LG LRY-517 universal DVD recorder/VCR Page 2
The Short Form |
LGUSA.COM / 800-243-0000 / $450 / 17.375 x 3 x 14 IN |
Plus |
•Widest disc compatibility of any recorder. •Simultaneous recording and playback with DVD-RAM. •Easy tape-to-disc dubbing. •Flexible editing features. |
Minus |
•Can't record on CD-R/RW discs. •Editing features depend on disc type. •No commercial skip. •No program guide or IR emitter. |
Key Features |
•Records and plays DVD-R/RW, -RAM, +R/RW, and +R DL (double layer) •Plays DVD-Video, audio CD, CD-R/RW, JPEG, WMA, MP3, and DivX v. 3/4/5 •Memory slots for SD, MMC, MS, MS Pro, SMC, xD, MD, and CF •Built-in VCR •front-panel composite- and S-video inputs, stereo audio input, DV input •back-panel component-, composite-, and S-video outputs; composite-video input; 2 stereo audio outputs and 1 input; optical and coaxial digital audio outputs |
Test Bench |
The LG's progressive component output was typical for a DVD player, which means good on film-based material but with jagged diagonal edges on video-based programs. Vertical progressive resolution was fine, but some test patterns produced very jerky motion rendition (not visible in movies). As usual, recording performance was excellent at the two top recording modes (XP and SP), and static resolution test patterns looked unusually sharp in the LP and EP modes. However, the typical blocking and mosquito noise kicked in as soon as there was significant image motion. - David Ranada Full lab results |
RECORD/PLAYBACK PERFORMANCE I burned all kinds of discs, verifying that the recorder really does handle both + and - DVDs as well as double-layer DVD+Rs, which played fine but occasionally stuttered or skipped during layer changes. As you'd expect, picture quality has nothing to do with disc type (they're just bit buckets), but it has everything to do with bit rate. For example, I recorded an episode of ABC's Lost, a prime-time soap opera apparently inspired by Lord of the Flies. The XP mode looked as good as the broadcast feed, with sharp picture quality. Details were clearly visible even in visually complex, quick-edit flashbacks of the plane crash. In SP mode, still scenes weren't quite as sharp looking, and details, such as rain falling in a tropical downpour, were slightly blurred by MPEG motion artifacts, but the picture was still very good.
The LP mode was watchable, but the picture was very soft, and MPEG encoding artifacts such as blocking were plainly visible - for example, details on the sand beach became homogenous blobs. The picture was worse than a high-quality VHS recording. And the 6-hour EP mode looked terrible, like something you'd see streaming over the Internet. Moving objects, even slow pans, were completely surrounded (or obscured) by mosquito-noise artifacts. I'd use this mode only if I was down to my last minutes on my last disc. In all modes, sound quality was quite good (for off-air dubs) and, of course, stereo only.

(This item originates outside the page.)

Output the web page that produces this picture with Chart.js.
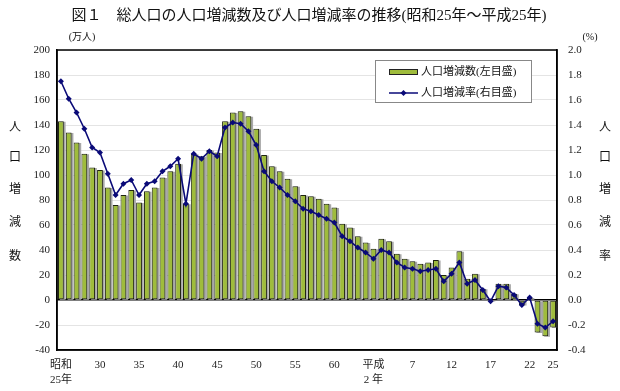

I spent some nostalgia time with the VCR - no problems. Nice to have around for playing old tapes, or to make a recording if you run out of discs. I was pleased that I could dub from tape to disc, and vice versa, but only at real-time speed. You can't make tape or DVD dubs of any copy-protected DVDs or tapes.
BOTTOM LINE Diversity is a good thing, usually, but not always. When all these different recordable-DVD formats hit the market simultaneously, some people predicted Armageddon, or at least a bunch of frustrated consumers. In fact, it wasn't the end of the world, but it was a pain. LG's LRY-517 cuts through all the hassle and just deals with it - recording and playing regardless of disc type - with the caveat that its editing capabilities depend on the kind of disc you use. Throw in extraordinary memory-card compatibility, a DV input, a VCR, and you've got something happening. Okay, so, there's no hard disk. And A/V snobs wouldn't be caught dead with a VHS deck in their stack. But there's no denying that this flexible component does more than most other recorders.